Labour market

The Swiss labour market is renowned for its stability, large proportion of part-time workers and low unemployment rate. More than a quarter of employees are foreign nationals. 

Commuters working in a train
In Switzerland, over 75% of individuals aged 15 to 64 are employed, with approximately one-third of them working part-time. © FDFA, Presence Switzerland

The Swiss labour market is renowned for its stability. Collective labour agreements between employee organisations and employers govern working conditions in many sectors. Strikes are extremely rare and Switzerland has one of the most flexible labour markets in the world. 

Labour market composition

In Switzerland, 4.5 million people between the ages of 15 and 64 are in employment. A quarter of these workers are employed in science, academia and other knowledge-based sectors. Women make up nearly half of the labour force. A sizeable proportion of women work part-time, generally because of family commitments: in 2022, 57% of women in employment worked part-time, compared with just 16% of men. Foreign workers are an integral part of the Swiss labour market, accounting for more than a quarter of the total workforce. In Switzerland, employees highly value continuing professional development, and most employers support them in this. In 2021, one in two employees underwent continuing professional development. 

Salaries and working hours

The median gross salary for full-time employees in 2020 was CHF 6,665 per month. The lowest-paid 10% of employees earned less than CHF 4,382 gross per month, compared with over CHF 11,996 gross per month for the highest-paid 10%. Switzerland does not have a state-set minimum wage.

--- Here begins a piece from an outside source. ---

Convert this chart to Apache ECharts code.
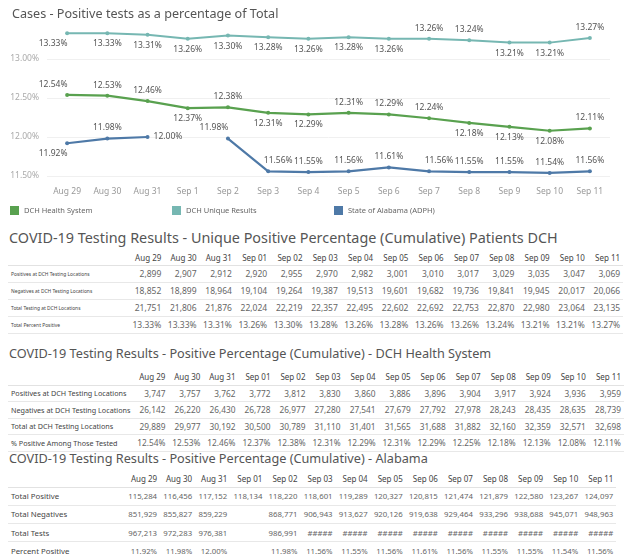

In 2020, the average salary in the private sector was CHF 6,361 gross per month, compared with CHF 8,012 gross per month in the public sector. Significant wage disparities exist across industries. Industries with high added value, such as information technology (CHF 9,206 gross per month), pharmaceuticals (CHF 10,040 gross per month) and banking (CHF 10,211 gross per month) tend to pay the highest salaries. Sectors that pay below the national average include retail (CHF 4,997 gross per month), catering (CHF 4,479 gross per month), tourist accommodation (CHF 4,488 gross per month) and personal services (CHF 4,211 gross per month).

In Switzerland, the standard contractual working week is typically 40 to 42 hours and employees are entitled to 4 to 5 weeks' holiday per year.

Over the three decades from 1973 to 2003, contractual working hours for full-time employees fell steadily from 45.1 to 41.7 hours per week. They have remained stable since then. 

Unemployment rate

Switzerland's unemployment rate is one of the lowest in Europe:  in 2022, it was 2.2%. Foreign nationals residing in Switzerland, however, had an unemployment rate of 3.8%. Among young people, the unemployment rate is below the national average, although this age group is particularly affected by economic fluctuations.

Some sectors are subject to seasonal fluctuations: This is especially evident in the construction industry, which accounts for around 10% of all unemployed people.  The cantons of Geneva, Jura and Vaud in western Switzerland have the highest unemployment rates. The lowest rates are found in Central Switzerland (Appenzell Innerrhoden, Obwalden, Nidwalden and Uri).